Donc oui la Justice Sénégalaise a besoin d’une bonne introspection. Plus jamais çà doit-on
proclamer. Alors comment y parvenir c’est la principale difficulté.
Premièrement, mon avis est que les magistrats doivent avoir les coudées franches pour faire
garantir leur indépendance. Les magistrats ne peuvent plus être à la merci d’une affectation du
jour au lendemain comme on l’a vu dans les affaires judiciaires qui ont tenu en haleine le pays
; l’inamovibilité doit être garantie par la suppression des nécessités de service et de l’intérim.
Les juges d’instruction ne doivent plus être à la merci d’une affectation par simple arrêté du
ministre de la Justice comme on l’a vu avec l’ancien régime qui a relevé des juges d’instruction
de leur fonction parce qu’ils n’ont pas placé sous mandat de dépôt des personnes soupçonnées
de manifestations illicites ou autres crimes ou délits.
Le deuxième point qui est étroitement lié au premier est que la carrière des magistrats doit
être lisible et transparente. Il y a des magistrats qui font presque toute leur carrière dans des
zones reculées alors que d’autres ne sortent jamais du triangle proche de la capitale.
La procédure pénale doit tout aussi être réformée pour réduire les pouvoirs du Procureur qui
peut maintenir ou faire maintenir un individu en prison autant que bon lui semble. Les
événements politico-judiciaires l’ont montré. L’article 139 du code de procédure pénale qui
oblige le juge d’instruction à placer sous mandat de dépôt si le procureur le demande et le
motive, relève d’un autre temps. Le Procureur ne doit plus aussi retenir un dossier dans son
bureau et refuser de l’enrôler pour jugement ou de le rendre au juge d’instruction pour qu’il
puisse clôturer son information. La Réforme sur ce point était d’ailleurs sur la table du
ministre de la justice sortant.
En outre les justiciables ne doivent plus subir les lenteurs de la justice. Passer une semaine de
retour de parquet, ballotté dans des conditions inhumaines, entre les lieux de garde à vue et la
cave du tribunal, c’est dégradant. On doit identifier tous ces goulots qui retardent la procédure
et les éliminer. Cela passe bien sûr par un personnel suffisant et une rationalisation de la
procédure.
Enfin les conditions de détention dans les prisons doivent être améliorées. La prison de
Reubeuss et d’autres dans les régions doivent disparaître parce qu’on ne peut pas continuer à
parquer nos propres concitoyens comme des bêtes, tel au temps des négriers ! Même les bêtes
ont meilleur sort que ceux qui subissent les affres du “paquetage” !

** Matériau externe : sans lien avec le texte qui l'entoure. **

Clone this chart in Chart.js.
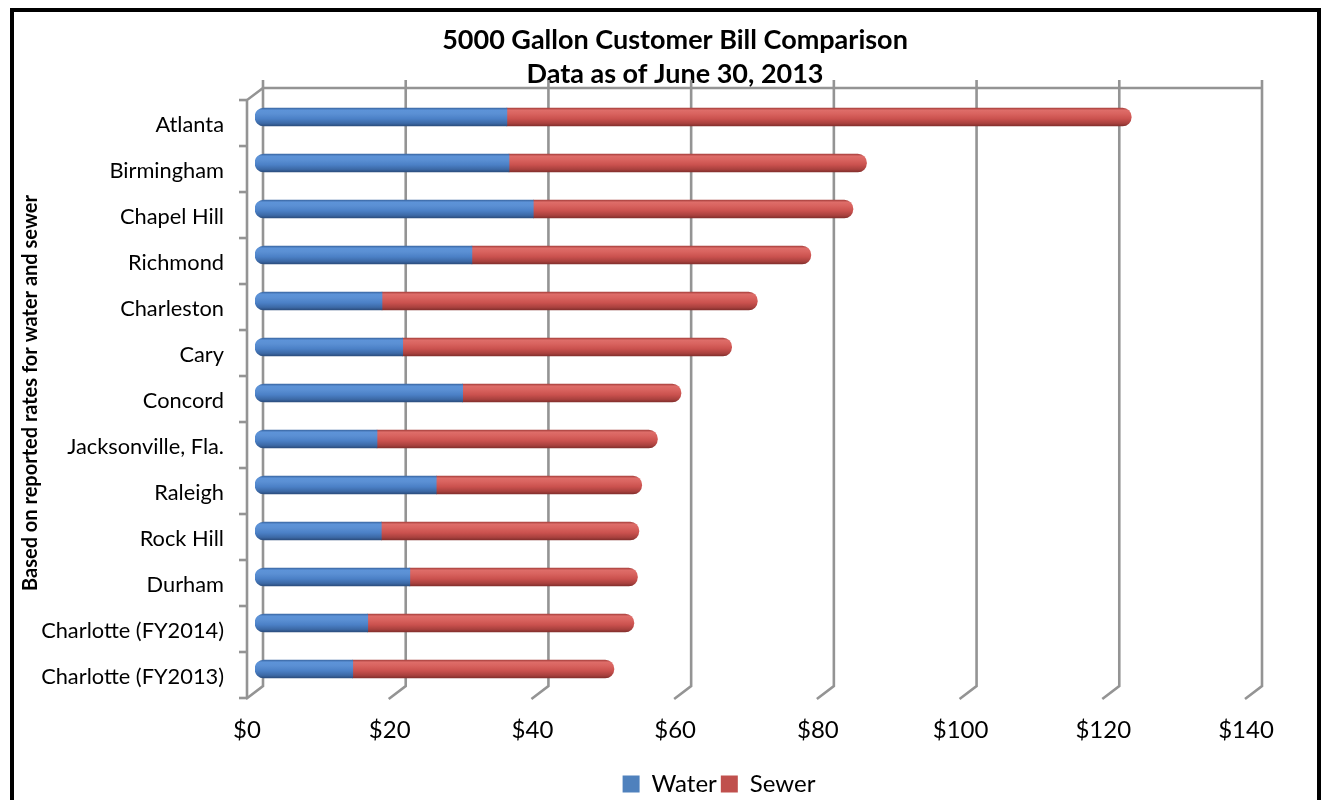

Voilà quelques pistes de mise à jour dont notre système judiciaire a besoin pour le rendre plus
humain pour ne pas dire humaniste.
Enfin pour terminer mon propos, je voudrais dire que toute réforme aussi salutaire soit-elle ne
pourrait être efficiente que si le magistrat a conscience de sa responsabilité professionnelle et
individuelle, de sa mission de veille, de garant ultime des droits et libertés, de sauvegarde de
notre état de droit comme le conseil constitutionnel longtemps sous le feu des critiques l’a
compris dernièrement. La récompense est le respect éternel de ses concitoyens, le bien le plus
précieux comme l’affirmait avec emphase le doyen Kéba MBAYE.